■ **Provided data**:
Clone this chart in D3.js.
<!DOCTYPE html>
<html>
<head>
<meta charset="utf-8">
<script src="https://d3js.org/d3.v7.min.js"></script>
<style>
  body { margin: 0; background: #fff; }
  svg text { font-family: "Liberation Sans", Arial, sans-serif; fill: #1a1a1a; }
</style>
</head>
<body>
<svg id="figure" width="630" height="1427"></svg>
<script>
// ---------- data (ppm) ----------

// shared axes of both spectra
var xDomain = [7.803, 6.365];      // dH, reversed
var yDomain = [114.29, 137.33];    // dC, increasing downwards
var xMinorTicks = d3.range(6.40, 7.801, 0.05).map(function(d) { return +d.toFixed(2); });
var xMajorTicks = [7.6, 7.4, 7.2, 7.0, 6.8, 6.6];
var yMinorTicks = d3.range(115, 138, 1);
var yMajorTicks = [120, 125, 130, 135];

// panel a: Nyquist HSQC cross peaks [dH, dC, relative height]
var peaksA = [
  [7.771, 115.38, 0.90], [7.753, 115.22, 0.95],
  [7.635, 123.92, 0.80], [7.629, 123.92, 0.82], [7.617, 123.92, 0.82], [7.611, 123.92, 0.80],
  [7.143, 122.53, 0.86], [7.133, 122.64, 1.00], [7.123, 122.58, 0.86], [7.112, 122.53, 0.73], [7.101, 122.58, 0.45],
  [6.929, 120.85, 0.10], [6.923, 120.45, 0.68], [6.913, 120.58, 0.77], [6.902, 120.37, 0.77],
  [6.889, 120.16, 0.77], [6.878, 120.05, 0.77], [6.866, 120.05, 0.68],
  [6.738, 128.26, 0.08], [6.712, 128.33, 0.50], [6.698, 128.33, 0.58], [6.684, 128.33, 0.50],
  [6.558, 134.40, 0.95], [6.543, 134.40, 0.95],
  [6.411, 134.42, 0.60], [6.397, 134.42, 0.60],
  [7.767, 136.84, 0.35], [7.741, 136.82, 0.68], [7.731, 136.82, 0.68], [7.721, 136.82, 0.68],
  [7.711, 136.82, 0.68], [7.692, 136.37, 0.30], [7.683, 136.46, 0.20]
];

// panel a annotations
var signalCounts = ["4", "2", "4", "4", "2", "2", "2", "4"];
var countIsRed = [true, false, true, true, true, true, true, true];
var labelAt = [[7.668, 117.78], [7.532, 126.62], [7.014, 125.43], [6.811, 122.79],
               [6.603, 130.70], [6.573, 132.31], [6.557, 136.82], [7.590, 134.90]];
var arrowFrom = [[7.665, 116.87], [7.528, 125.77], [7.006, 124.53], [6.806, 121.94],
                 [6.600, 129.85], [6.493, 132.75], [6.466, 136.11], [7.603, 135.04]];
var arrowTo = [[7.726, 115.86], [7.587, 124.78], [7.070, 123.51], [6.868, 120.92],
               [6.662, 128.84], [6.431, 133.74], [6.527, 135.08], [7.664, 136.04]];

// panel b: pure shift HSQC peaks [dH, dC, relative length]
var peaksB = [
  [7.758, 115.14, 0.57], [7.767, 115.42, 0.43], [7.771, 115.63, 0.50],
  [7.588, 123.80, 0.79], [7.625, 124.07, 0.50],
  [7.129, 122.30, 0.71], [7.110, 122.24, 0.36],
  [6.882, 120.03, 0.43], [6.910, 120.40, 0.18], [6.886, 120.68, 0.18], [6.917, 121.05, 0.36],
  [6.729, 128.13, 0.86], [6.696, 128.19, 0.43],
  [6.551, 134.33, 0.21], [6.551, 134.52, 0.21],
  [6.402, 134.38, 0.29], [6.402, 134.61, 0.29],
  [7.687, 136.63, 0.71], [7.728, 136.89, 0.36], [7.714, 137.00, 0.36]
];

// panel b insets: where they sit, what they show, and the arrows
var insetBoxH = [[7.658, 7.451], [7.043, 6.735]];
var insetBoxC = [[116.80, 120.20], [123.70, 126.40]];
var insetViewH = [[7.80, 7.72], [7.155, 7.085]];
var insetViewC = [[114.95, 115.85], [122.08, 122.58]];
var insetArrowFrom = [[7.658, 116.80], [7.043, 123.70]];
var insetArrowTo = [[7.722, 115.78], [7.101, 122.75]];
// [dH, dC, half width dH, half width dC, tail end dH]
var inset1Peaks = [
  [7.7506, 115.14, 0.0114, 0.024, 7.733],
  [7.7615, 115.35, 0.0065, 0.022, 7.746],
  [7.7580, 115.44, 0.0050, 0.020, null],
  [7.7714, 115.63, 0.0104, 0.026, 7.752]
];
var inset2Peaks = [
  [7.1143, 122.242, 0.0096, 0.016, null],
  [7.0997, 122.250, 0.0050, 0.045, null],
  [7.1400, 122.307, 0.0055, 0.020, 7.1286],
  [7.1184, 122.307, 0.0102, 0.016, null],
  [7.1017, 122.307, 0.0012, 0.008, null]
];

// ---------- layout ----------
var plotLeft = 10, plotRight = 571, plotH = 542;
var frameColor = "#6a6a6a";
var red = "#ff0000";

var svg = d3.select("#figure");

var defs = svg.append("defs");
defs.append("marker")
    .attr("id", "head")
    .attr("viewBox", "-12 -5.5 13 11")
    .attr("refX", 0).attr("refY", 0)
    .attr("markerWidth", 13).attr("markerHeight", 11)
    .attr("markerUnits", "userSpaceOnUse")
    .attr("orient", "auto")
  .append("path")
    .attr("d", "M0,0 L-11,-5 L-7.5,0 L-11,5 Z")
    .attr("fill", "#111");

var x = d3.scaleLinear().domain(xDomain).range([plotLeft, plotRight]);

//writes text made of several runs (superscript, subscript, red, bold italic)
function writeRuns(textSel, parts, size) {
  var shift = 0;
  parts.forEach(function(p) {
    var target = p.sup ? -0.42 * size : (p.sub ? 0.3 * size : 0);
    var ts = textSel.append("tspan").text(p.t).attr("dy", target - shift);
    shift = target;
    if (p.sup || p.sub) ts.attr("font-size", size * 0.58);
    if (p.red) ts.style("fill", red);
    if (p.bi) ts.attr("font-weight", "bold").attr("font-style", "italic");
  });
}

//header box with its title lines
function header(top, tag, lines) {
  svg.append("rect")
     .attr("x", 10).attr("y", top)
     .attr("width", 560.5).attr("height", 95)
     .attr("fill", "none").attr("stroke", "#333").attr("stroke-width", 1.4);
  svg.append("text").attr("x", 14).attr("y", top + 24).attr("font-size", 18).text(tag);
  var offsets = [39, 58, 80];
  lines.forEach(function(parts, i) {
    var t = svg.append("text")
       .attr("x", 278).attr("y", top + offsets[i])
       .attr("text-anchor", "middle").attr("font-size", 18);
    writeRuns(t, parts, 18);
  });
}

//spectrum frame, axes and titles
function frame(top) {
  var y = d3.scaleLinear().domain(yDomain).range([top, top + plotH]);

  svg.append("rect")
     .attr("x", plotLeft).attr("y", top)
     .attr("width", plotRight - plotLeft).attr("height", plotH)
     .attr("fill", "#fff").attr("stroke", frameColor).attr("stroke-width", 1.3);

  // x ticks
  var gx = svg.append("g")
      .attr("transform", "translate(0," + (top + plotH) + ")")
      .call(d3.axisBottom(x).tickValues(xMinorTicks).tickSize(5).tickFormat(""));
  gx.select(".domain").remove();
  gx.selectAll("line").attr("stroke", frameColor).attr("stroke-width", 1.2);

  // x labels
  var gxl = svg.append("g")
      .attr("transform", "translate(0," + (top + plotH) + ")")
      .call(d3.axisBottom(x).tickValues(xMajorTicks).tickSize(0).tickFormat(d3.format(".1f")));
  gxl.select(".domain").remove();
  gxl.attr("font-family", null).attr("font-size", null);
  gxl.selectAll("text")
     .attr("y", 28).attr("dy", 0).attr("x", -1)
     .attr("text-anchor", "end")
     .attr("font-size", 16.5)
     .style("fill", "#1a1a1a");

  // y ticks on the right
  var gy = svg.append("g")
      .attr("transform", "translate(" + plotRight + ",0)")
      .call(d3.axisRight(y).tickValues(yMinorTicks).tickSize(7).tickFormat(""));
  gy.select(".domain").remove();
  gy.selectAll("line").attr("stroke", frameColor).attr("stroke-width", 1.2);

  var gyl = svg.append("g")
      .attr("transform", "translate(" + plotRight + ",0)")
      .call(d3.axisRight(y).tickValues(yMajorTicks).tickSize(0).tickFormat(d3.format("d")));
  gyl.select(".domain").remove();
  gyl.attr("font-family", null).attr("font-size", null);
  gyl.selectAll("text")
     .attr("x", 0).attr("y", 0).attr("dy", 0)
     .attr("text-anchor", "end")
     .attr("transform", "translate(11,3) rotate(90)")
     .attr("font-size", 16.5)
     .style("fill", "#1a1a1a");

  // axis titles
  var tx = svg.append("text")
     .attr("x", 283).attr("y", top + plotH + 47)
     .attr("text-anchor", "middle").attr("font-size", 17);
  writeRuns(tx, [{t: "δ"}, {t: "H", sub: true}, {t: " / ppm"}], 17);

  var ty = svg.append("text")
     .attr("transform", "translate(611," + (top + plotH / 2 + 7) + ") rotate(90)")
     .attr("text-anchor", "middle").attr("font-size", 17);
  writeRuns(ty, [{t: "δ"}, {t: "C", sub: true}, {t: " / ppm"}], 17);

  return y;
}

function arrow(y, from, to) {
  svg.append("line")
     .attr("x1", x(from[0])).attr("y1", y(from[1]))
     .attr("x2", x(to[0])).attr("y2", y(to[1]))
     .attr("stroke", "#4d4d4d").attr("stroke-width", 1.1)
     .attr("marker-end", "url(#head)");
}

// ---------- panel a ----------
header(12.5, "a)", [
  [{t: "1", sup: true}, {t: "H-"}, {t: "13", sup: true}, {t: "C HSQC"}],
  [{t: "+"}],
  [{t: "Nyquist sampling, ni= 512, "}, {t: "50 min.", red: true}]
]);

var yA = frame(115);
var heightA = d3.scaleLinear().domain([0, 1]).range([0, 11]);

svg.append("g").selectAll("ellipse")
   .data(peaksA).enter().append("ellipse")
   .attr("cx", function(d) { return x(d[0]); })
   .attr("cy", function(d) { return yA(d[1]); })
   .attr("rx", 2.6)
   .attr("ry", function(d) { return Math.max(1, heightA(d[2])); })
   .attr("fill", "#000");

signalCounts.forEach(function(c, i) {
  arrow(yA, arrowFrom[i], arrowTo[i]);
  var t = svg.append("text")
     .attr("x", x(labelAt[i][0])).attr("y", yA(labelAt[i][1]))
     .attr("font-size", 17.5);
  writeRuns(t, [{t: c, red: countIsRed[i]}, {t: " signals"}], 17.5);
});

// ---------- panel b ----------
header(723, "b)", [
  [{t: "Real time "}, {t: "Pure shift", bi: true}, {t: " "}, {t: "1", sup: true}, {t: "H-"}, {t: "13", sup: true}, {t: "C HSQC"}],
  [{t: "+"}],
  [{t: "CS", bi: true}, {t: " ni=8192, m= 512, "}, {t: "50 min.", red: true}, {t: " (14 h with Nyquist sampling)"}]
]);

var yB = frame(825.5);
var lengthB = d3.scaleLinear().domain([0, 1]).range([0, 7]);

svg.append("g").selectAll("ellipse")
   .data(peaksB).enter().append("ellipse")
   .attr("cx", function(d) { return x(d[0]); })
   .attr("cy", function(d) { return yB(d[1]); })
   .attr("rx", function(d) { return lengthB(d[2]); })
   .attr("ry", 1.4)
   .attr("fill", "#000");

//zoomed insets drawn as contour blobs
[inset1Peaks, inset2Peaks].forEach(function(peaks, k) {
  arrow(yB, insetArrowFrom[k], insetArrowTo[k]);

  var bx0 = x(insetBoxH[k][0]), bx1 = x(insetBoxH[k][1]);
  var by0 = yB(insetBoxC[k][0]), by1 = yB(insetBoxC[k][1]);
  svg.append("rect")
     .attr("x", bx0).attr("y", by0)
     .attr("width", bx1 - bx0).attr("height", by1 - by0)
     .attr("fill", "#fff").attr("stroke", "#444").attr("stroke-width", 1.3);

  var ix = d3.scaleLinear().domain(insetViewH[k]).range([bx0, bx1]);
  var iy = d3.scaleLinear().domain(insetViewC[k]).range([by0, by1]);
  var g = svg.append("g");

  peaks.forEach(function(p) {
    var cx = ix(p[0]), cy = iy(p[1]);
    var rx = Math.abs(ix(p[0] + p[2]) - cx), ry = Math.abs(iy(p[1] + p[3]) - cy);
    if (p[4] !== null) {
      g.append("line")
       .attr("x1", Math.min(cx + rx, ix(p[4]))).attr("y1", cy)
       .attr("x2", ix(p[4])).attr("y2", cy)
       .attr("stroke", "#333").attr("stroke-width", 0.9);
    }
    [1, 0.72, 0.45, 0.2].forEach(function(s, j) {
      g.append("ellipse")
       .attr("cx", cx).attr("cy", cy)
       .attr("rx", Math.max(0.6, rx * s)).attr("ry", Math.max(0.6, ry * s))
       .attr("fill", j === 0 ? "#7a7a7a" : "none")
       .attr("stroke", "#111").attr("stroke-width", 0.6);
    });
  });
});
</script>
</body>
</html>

■ **What is required**:
Everything from the first line of the material through the line containing "---------- data (ppm)" is to be printed exactly; lines after that are to be left out.

■ **Exercise output**:
Clone this chart in D3.js.
<!DOCTYPE html>
<html>
<head>
<meta charset="utf-8">
<script src="https://d3js.org/d3.v7.min.js"></script>
<style>
  body { margin: 0; background: #fff; }
  svg text { font-family: "Liberation Sans", Arial, sans-serif; fill: #1a1a1a; }
</style>
</head>
<body>
<svg id="figure" width="630" height="1427"></svg>
<script>
// ---------- data (ppm) ----------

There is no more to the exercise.